Aziz ve muhterem kardeşlerim!
Allahu Teâlâ hazretlerinin dinine hizmet etmek ciddi bir iştir; oyuncak değildir. Eskiden bizim Devlet-i Aliyyemiz'in yöneticileri Avrupa'ya; "Şu yapılmasın, şu şöyle olmasın, şu hapisten çıkartılsın, serbest bırakılsın…" diye emir gönderirlerdi.
Allahu Teâlâ hazretleri basiret ihsan etsin.
İnsanın şahsiyeti olunca, imanı, basireti, takvâsı olunca Allah yardım eder.
Aziz ve muhterem kardeşlerim!
Kur'an'a sarılmak, İslâm'a sarılmak, Allah'ın yolunda yürümek lazım. Çünkü bir gün herkes O'nun huzuruna çıkacak, bu dünyada yaptıklarının hesabını verecek.

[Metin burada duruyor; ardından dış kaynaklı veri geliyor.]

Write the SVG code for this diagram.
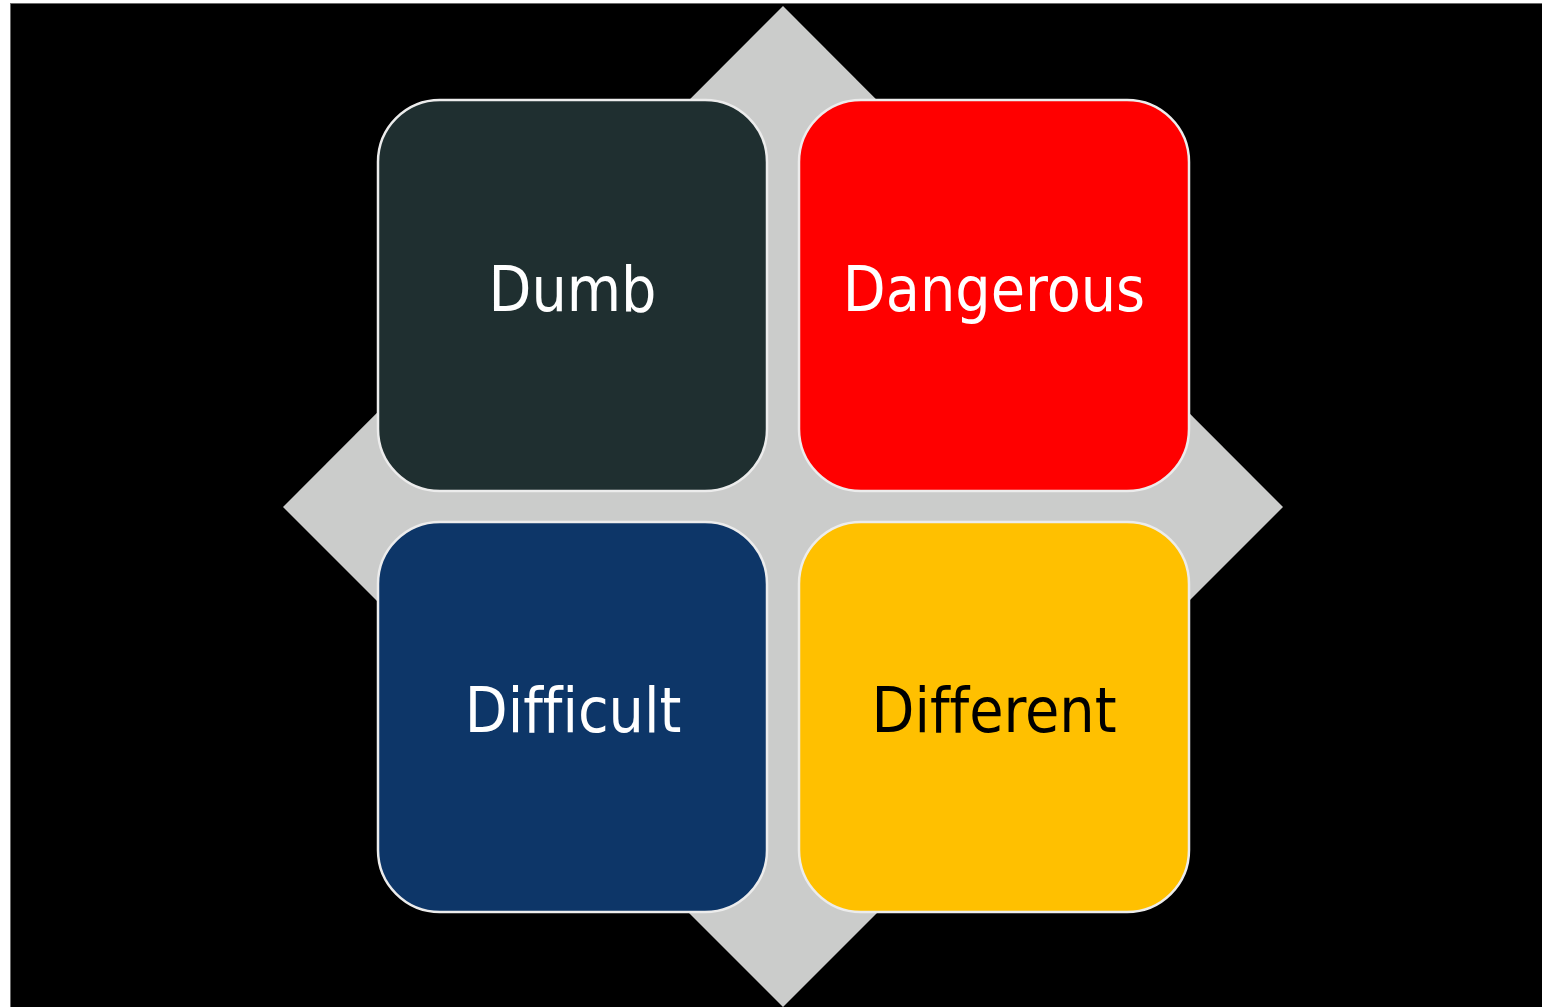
<svg xmlns="http://www.w3.org/2000/svg" width="1542" height="1007" viewBox="0 0 1542 1007">
<style>
.box{stroke:#ECECEC;stroke-width:2.5}
.lbl{font-family:"DejaVu Sans Condensed","DejaVu Sans",sans-serif;font-size:62px;text-anchor:middle;font-variant-ligatures:none;font-feature-settings:"liga" 0}
</style>
<rect x="0" y="0" width="1542" height="1007" fill="#FFFFFF"/>
<rect x="10.5" y="3.5" width="1532" height="1004" fill="#000000" stroke="#6A6A6A" stroke-width="1"/>
<polygon id="diamond" points="783,6 1283,507 783,1007 283,507" fill="#CBCCCB"/>
<g id="connectors"></g>
<g id="dumb">
<rect class="box" x="378" y="100" width="389" height="391" rx="62" fill="#1F2F30"/>
<text class="lbl" x="572.5" y="311" fill="#FFFFFF">Dumb</text>
</g>
<g id="dangerous">
<rect class="box" x="799" y="100" width="390" height="391" rx="62" fill="#FF0000"/>
<text class="lbl" x="994" y="311" fill="#FFFFFF">Dangerous</text>
</g>
<g id="difficult">
<rect class="box" x="378" y="522" width="389" height="390" rx="62" fill="#0D3668"/>
<text class="lbl" x="573" y="732" fill="#FFFFFF">Difficult</text>
</g>
<g id="different">
<rect class="box" x="799" y="522" width="390" height="390" rx="62" fill="#FFC000"/>
<text class="lbl" x="994" y="732" fill="#000000">Different</text>
</g>
</svg>
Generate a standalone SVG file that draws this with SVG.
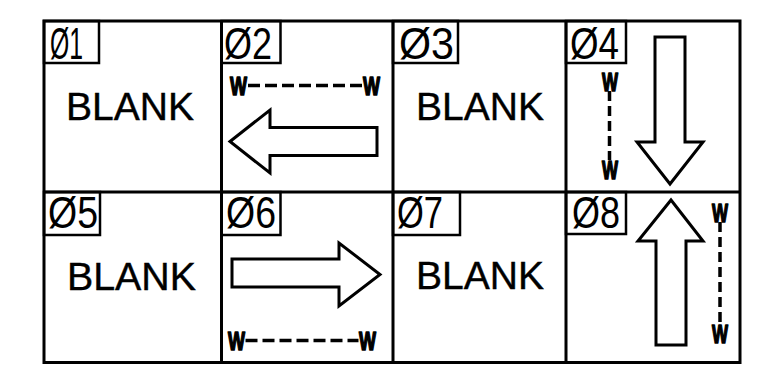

Allah hatalı hareket edenlere doğru zamanda, fayda verecek zamanda hatasından dönüp doğru yola gelmeye uyanıklık versin. Gözlerindeki perdeleri kaldırsın, kalplerindeki pası izale etsin. Şeytanın ve nefsin hilelerine kanmamayı nasip eylesin. Müslümanlara da sabır versin, gayret versin, kuvvet versin. Nimetlerine şükür, kendisine zikir hususunda yardımcı olsun. Halis müslümanlar olarak yaşayıp huzuruna vazifesini yapmış, yüzü ak, alnı açık müslümanlar olarak varmayı cümlemize nasip eylesin.
Cumanız ve fütuhâtınız ve feth-i mübîn-i İslâmbol mübarek olsun. Allah nice fütuhâtlara, füyuzâtlara cümlenizi eriştirsin, evlatlarınızın her birini Fatih eylesin!
es-Selâmu aleyküm ve rahmetullâhi ve berekâtüh!